**What you have to do**
The listing below must be repeated word for word, with its images excluded.
>> START Available data
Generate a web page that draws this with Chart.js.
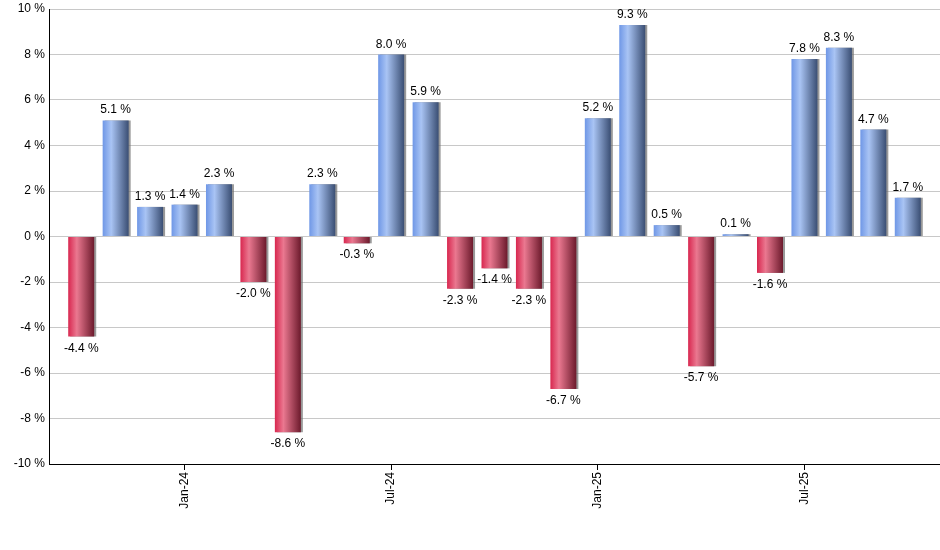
<!DOCTYPE html>
<html>
<head>
<meta charset="utf-8">
<script src="https://cdn.jsdelivr.net/npm/chart.js@4/dist/chart.umd.min.js"></script>
<style>
  html, body { margin: 0; padding: 0; background: #ffffff; }
  #wrap { width: 940px; height: 550px; }
</style>
</head>
<body>
<div id="wrap"><canvas id="c" width="940" height="550"></canvas></div>
<script>
const months = ['Oct-23','Nov-23','Dec-23','Jan-24','Feb-24','Mar-24','Apr-24','May-24','Jun-24','Jul-24','Aug-24','Sep-24','Oct-24','Nov-24','Dec-24','Jan-25','Feb-25','Mar-25','Apr-25','May-25','Jun-25','Jul-25','Aug-25','Sep-25','Oct-25'];
const returns = [-4.4, 5.1, 1.3, 1.4, 2.3, -2.0, -8.6, 2.3, -0.3, 8.0, 5.9, -2.3, -1.4, -2.3, -6.7, 5.2, 9.3, 0.5, -5.7, 0.1, -1.6, 7.8, 8.3, 4.7, 1.7];
const yTicks = [-10, -8, -6, -4, -2, 0, 2, 4, 6, 8, 10];
const shownMonths = ['Jan', 'Jul'];

const FONT = '"Liberation Sans", Arial, sans-serif';
const BAR_PCT = 0.755;

function barGradient(ctx) {
  const chart = ctx.chart;
  const xs = chart.scales.x;
  if (!xs || !chart.chartArea) return '#7fa3e8';
  const v = ctx.raw;
  const cx = xs.getPixelForValue(ctx.dataIndex);
  const half = (xs._length / months.length) * BAR_PCT / 2;
  const g = chart.ctx.createLinearGradient(cx - half, 0, cx + half, 0);
  if (v >= 0) {
    g.addColorStop(0, '#6f97e6');
    g.addColorStop(0.33, '#a9c4f4');
    g.addColorStop(1, '#3a4e73');
  } else {
    g.addColorStop(0, '#d8274f');
    g.addColorStop(0.33, '#ea7890');
    g.addColorStop(1, '#6c1a2c');
  }
  return g;
}

const insetPlugin = {
  id: 'inset',
  afterLayout(chart) {
    const s = chart.scales.x;
    s._startPixel = s.left + 15;
    s._endPixel = s.right - 15;
    s._length = s._endPixel - s._startPixel;
  }
};

const shadowPlugin = {
  id: 'barShadow',
  beforeDatasetsDraw(chart) {
    const c = chart.ctx;
    c.save();
    c.shadowColor = 'rgba(110,110,110,0.7)';
    c.shadowOffsetX = 2;
    c.shadowOffsetY = 0;
    c.shadowBlur = 0;
  },
  afterDatasetsDraw(chart) {
    chart.ctx.restore();
  }
};

const labelPlugin = {
  id: 'barLabels',
  afterDatasetsDraw(chart) {
    const c = chart.ctx;
    const meta = chart.getDatasetMeta(0);
    c.save();
    c.font = '12px ' + FONT;
    c.fillStyle = '#000000';
    c.textAlign = 'center';
    c.textBaseline = 'alphabetic';
    meta.data.forEach((el, i) => {
      const v = returns[i];
      const txt = v.toFixed(1) + ' %';
      if (v >= 0) c.fillText(txt, el.x, el.y - 7);
      else c.fillText(txt, el.x, el.y + 15);
    });
    c.restore();
  }
};

new Chart(document.getElementById('c'), {
  type: 'bar',
  data: {
    labels: months,
    datasets: [{
      data: returns,
      backgroundColor: barGradient,
      borderWidth: 0,
      barPercentage: BAR_PCT,
      categoryPercentage: 1.0
    }]
  },
  options: {
    responsive: false,
    animation: false,
    layout: { padding: { top: 9, right: 0, left: 0, bottom: 0 } },
    plugins: {
      legend: { display: false },
      tooltip: { enabled: false }
    },
    scales: {
      x: {
        offset: true,
        grid: {
          offset: false,
          drawOnChartArea: false,
          drawTicks: true,
          tickLength: 6,
          tickWidth: 1,
          tickColor: (ctx) => {
            const m = months[ctx.index] || '';
            return shownMonths.includes(m.slice(0, 3)) ? '#000000' : 'rgba(0,0,0,0)';
          }
        },
        border: { display: true, color: '#000000', width: 1 },
        ticks: {
          autoSkip: false,
          maxRotation: 90,
          minRotation: 90,
          padding: 2,
          color: '#000000',
          font: { size: 12, family: FONT },
          callback: function(value, index) {
            const m = months[index];
            return shownMonths.includes(m.slice(0, 3)) ? m : '';
          }
        },
        afterFit(scale) {
          scale.height = 86;
          scale.paddingLeft = 0;
          scale.paddingRight = 0;
        }
      },
      y: {
        min: yTicks[0],
        max: yTicks[yTicks.length - 1],
        afterBuildTicks(scale) { scale.ticks = yTicks.map(v => ({ value: v })); },
        grid: {
          color: '#c8c8c8',
          lineWidth: 1,
          drawTicks: false
        },
        border: { display: true, color: '#000000', width: 1 },
        ticks: {
          padding: 4,
          color: '#000000',
          font: { size: 12, family: FONT },
          callback: (v) => v + ' %'
        },
        afterFit(scale) {
          scale.width = 49;
          scale.paddingTop = 0;
          scale.paddingBottom = 0;
        }
      }
    }
  },
  plugins: [insetPlugin, shadowPlugin, labelPlugin]
});
</script>
</body>
</html>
>> END Available data
**Final answer**
Generate a web page that draws this with Chart.js.
<!DOCTYPE html>
<html>
<head>
<meta charset="utf-8">
<script src="https://cdn.jsdelivr.net/npm/chart.js@4/dist/chart.umd.min.js"></script>
<style>
  html, body { margin: 0; padding: 0; background: #ffffff; }
  #wrap { width: 940px; height: 550px; }
</style>
</head>
<body>
<div id="wrap"><canvas id="c" width="940" height="550"></canvas></div>
<script>
const months = ['Oct-23','Nov-23','Dec-23','Jan-24','Feb-24','Mar-24','Apr-24','May-24','Jun-24','Jul-24','Aug-24','Sep-24','Oct-24','Nov-24','Dec-24','Jan-25','Feb-25','Mar-25','Apr-25','May-25','Jun-25','Jul-25','Aug-25','Sep-25','Oct-25'];
const returns = [-4.4, 5.1, 1.3, 1.4, 2.3, -2.0, -8.6, 2.3, -0.3, 8.0, 5.9, -2.3, -1.4, -2.3, -6.7, 5.2, 9.3, 0.5, -5.7, 0.1, -1.6, 7.8, 8.3, 4.7, 1.7];
const yTicks = [-10, -8, -6, -4, -2, 0, 2, 4, 6, 8, 10];
const shownMonths = ['Jan', 'Jul'];

const FONT = '"Liberation Sans", Arial, sans-serif';
const BAR_PCT = 0.755;

function barGradient(ctx) {
  const chart = ctx.chart;
  const xs = chart.scales.x;
  if (!xs || !chart.chartArea) return '#7fa3e8';
  const v = ctx.raw;
  const cx = xs.getPixelForValue(ctx.dataIndex);
  const half = (xs._length / months.length) * BAR_PCT / 2;
  const g = chart.ctx.createLinearGradient(cx - half, 0, cx + half, 0);
  if (v >= 0) {
    g.addColorStop(0, '#6f97e6');
    g.addColorStop(0.33, '#a9c4f4');
    g.addColorStop(1, '#3a4e73');
  } else {
    g.addColorStop(0, '#d8274f');
    g.addColorStop(0.33, '#ea7890');
    g.addColorStop(1, '#6c1a2c');
  }
  return g;
}

const insetPlugin = {
  id: 'inset',
  afterLayout(chart) {
    const s = chart.scales.x;
    s._startPixel = s.left + 15;
    s._endPixel = s.right - 15;
    s._length = s._endPixel - s._startPixel;
  }
};

const shadowPlugin = {
  id: 'barShadow',
  beforeDatasetsDraw(chart) {
    const c = chart.ctx;
    c.save();
    c.shadowColor = 'rgba(110,110,110,0.7)';
    c.shadowOffsetX = 2;
    c.shadowOffsetY = 0;
    c.shadowBlur = 0;
  },
  afterDatasetsDraw(chart) {
    chart.ctx.restore();
  }
};

const labelPlugin = {
  id: 'barLabels',
  afterDatasetsDraw(chart) {
    const c = chart.ctx;
    const meta = chart.getDatasetMeta(0);
    c.save();
    c.font = '12px ' + FONT;
    c.fillStyle = '#000000';
    c.textAlign = 'center';
    c.textBaseline = 'alphabetic';
    meta.data.forEach((el, i) => {
      const v = returns[i];
      const txt = v.toFixed(1) + ' %';
      if (v >= 0) c.fillText(txt, el.x, el.y - 7);
      else c.fillText(txt, el.x, el.y + 15);
    });
    c.restore();
  }
};

new Chart(document.getElementById('c'), {
  type: 'bar',
  data: {
    labels: months,
    datasets: [{
      data: returns,
      backgroundColor: barGradient,
      borderWidth: 0,
      barPercentage: BAR_PCT,
      categoryPercentage: 1.0
    }]
  },
  options: {
    responsive: false,
    animation: false,
    layout: { padding: { top: 9, right: 0, left: 0, bottom: 0 } },
    plugins: {
      legend: { display: false },
      tooltip: { enabled: false }
    },
    scales: {
      x: {
        offset: true,
        grid: {
          offset: false,
          drawOnChartArea: false,
          drawTicks: true,
          tickLength: 6,
          tickWidth: 1,
          tickColor: (ctx) => {
            const m = months[ctx.index] || '';
            return shownMonths.includes(m.slice(0, 3)) ? '#000000' : 'rgba(0,0,0,0)';
          }
        },
        border: { display: true, color: '#000000', width: 1 },
        ticks: {
          autoSkip: false,
          maxRotation: 90,
          minRotation: 90,
          padding: 2,
          color: '#000000',
          font: { size: 12, family: FONT },
          callback: function(value, index) {
            const m = months[index];
            return shownMonths.includes(m.slice(0, 3)) ? m : '';
          }
        },
        afterFit(scale) {
          scale.height = 86;
          scale.paddingLeft = 0;
          scale.paddingRight = 0;
        }
      },
      y: {
        min: yTicks[0],
        max: yTicks[yTicks.length - 1],
        afterBuildTicks(scale) { scale.ticks = yTicks.map(v => ({ value: v })); },
        grid: {
          color: '#c8c8c8',
          lineWidth: 1,
          drawTicks: false
        },
        border: { display: true, color: '#000000', width: 1 },
        ticks: {
          padding: 4,
          color: '#000000',
          font: { size: 12, family: FONT },
          callback: (v) => v + ' %'
        },
        afterFit(scale) {
          scale.width = 49;
          scale.paddingTop = 0;
          scale.paddingBottom = 0;
        }
      }
    }
  },
  plugins: [insetPlugin, shadowPlugin, labelPlugin]
});
</script>
</body>
</html>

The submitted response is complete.